In a letter to Massachusetts House leadership, MHA raised objections to the Baker Administration’s proposed new $250 million tax on acute care hospitals, but highlighted a path for acceptance based on a series of required conditions needed to achieve fairness and protection for hospitals.
Under the governor’s FY2017 budget proposal, the new hospital tax and corresponding Medicaid payments would generate federal matching funds that would ultimately – starting in FY2018 – be used to support proposed investments in Medicaid Accountable Care Organizations (ACOs) as well as community healthcare and social service providers. The Medicaid ACO program and related investments will be the main component of a new five-year Medicaid waiver that is now being considered. But while the waiver is proposed to be for five years, the proposed tax, as written, would be a permanent tax used for a variety of purposes unless the legislature steps in to place limits on it.
As proposed, the $250 million tax revenues would be paid back to hospitals as “a class”; however, some hospitals would gain revenue through the tax and some hospitals would end up as net payers of the tax. (The federal government defines the $250 million levy on hospitals as a “health care related tax.”)
While being supportive of the concept of a new, fully-funded five-year waiver, MHA’s Board of Trustees has raised serious concerns about the proposed new tax. Since it is being levied to help raise funds for the new five-year waiver proposal, then the new tax would have to sunset at five years, MHA argued in its letter, stressing that it must oppose any new hospital tax in the absence of a definitive sunset provision. This is especially important for those hospitals that will pay a heavy price as net payers.
Also, MHA argued, any tax proposal must have strengthened language that clearly stipulates the $250 million tax will be returned to the hospital community as a whole on a timely basis, and not diverted for other state uses; and if the funds are not returned to hospitals in a timely manner the tax should be terminated, MHA said, adding that there should be efforts to mitigate the harm to those hospitals on which the tax imposes a loss.
Massachusetts hospitals have had troubling experience with a similar tax used for the Health Safety Net. The terms of that program have changed frequently over the years. For example, hospitals and commercial insurance payers each are assessed $165 million annually to fund the Health Safety Net. Reimbursement to hospitals for care provided to low-income uninsured and underinsured patients qualifies for federal Medicaid reimbursement, producing approximately $150 million annually in federal funds that goes into the state’s general fund. The state has traditionally returned $30 million of the federal funds to help address the cost of caring for the uninsured and underinsured through the Health Safety Net. However the Baker Administration has proposed ending that contribution, which will increase the program’s funding shortfall in FY2016 to more than $90 million. Health Safety Net shortfalls are paid for solely by hospitals and often run into scores of millions of dollars on an annual basis.

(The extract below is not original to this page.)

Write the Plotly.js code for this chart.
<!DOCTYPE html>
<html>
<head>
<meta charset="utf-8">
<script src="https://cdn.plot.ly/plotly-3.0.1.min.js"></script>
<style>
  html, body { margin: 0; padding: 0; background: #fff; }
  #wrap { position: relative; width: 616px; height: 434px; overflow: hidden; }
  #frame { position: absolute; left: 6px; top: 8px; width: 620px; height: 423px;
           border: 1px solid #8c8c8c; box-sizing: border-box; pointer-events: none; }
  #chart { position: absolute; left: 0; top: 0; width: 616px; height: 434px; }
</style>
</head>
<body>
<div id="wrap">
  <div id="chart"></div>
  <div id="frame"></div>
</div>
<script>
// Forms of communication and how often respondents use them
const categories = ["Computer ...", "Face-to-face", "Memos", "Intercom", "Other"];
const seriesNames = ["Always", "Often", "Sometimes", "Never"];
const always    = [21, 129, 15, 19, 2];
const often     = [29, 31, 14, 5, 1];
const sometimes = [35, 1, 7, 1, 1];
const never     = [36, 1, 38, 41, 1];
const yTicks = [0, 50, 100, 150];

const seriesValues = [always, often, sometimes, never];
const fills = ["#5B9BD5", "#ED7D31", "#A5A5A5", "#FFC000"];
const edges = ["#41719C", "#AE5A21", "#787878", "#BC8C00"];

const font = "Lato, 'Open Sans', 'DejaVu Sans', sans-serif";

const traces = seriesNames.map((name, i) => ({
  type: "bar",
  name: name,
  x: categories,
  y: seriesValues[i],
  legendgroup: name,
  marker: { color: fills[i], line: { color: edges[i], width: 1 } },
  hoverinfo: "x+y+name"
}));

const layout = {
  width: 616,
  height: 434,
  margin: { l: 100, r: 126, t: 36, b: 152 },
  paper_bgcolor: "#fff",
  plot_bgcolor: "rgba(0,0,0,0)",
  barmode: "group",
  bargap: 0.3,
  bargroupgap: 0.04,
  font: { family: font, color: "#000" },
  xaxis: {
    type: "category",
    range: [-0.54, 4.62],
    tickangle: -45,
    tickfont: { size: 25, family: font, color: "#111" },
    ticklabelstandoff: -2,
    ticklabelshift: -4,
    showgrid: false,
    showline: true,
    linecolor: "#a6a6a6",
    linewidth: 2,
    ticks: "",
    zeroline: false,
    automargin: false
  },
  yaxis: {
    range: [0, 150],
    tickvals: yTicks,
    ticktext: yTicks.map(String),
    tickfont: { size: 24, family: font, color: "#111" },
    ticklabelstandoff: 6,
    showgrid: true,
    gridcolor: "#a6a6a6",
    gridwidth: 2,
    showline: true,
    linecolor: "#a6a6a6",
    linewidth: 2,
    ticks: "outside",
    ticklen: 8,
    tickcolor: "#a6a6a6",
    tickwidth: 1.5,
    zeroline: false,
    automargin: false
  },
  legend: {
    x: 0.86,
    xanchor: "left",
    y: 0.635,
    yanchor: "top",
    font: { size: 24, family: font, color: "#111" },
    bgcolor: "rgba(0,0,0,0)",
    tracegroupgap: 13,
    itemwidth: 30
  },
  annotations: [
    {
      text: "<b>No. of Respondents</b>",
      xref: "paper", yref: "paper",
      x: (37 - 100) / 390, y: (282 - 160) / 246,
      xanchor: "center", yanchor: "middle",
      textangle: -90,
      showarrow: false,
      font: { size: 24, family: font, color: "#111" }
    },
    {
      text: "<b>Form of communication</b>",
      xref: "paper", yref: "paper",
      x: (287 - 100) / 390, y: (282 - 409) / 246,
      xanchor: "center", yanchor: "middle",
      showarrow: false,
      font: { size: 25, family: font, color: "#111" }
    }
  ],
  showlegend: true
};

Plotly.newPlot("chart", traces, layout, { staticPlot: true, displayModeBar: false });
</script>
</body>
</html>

MHA is also very concerned that the Administration proposes imposing the new tax on hospitals in FY2017 before the new waiver would begin, not to promote Medicaid ACOs as intended, but to fill a budget hole in Medicaid.
“Taxing Massachusetts hospitals to address issues with a state budget deficit is strongly objectionable,” said Tim Gens, MHA executive vice president. “If a tax is to be imposed in FY2017, any federal revenues received from such a tax should be dedicated to hospitals. This use of the funding would at least mitigate the harm to the hospital community from the tax. Otherwise, the hospital tax should be delayed until state FY2018.”
MHA is currently talking with the legislature and the administration about how to address its objections. Gens said MHA “hopes that we can all work together to ensure that any tax increase on hospitals, the corresponding Medicaid payments to hospitals, and the new ACO investments can be designed in a manner that Massachusetts hospitals can support. But any proposed temporary tax that isn’t programmed to end, should never begin.”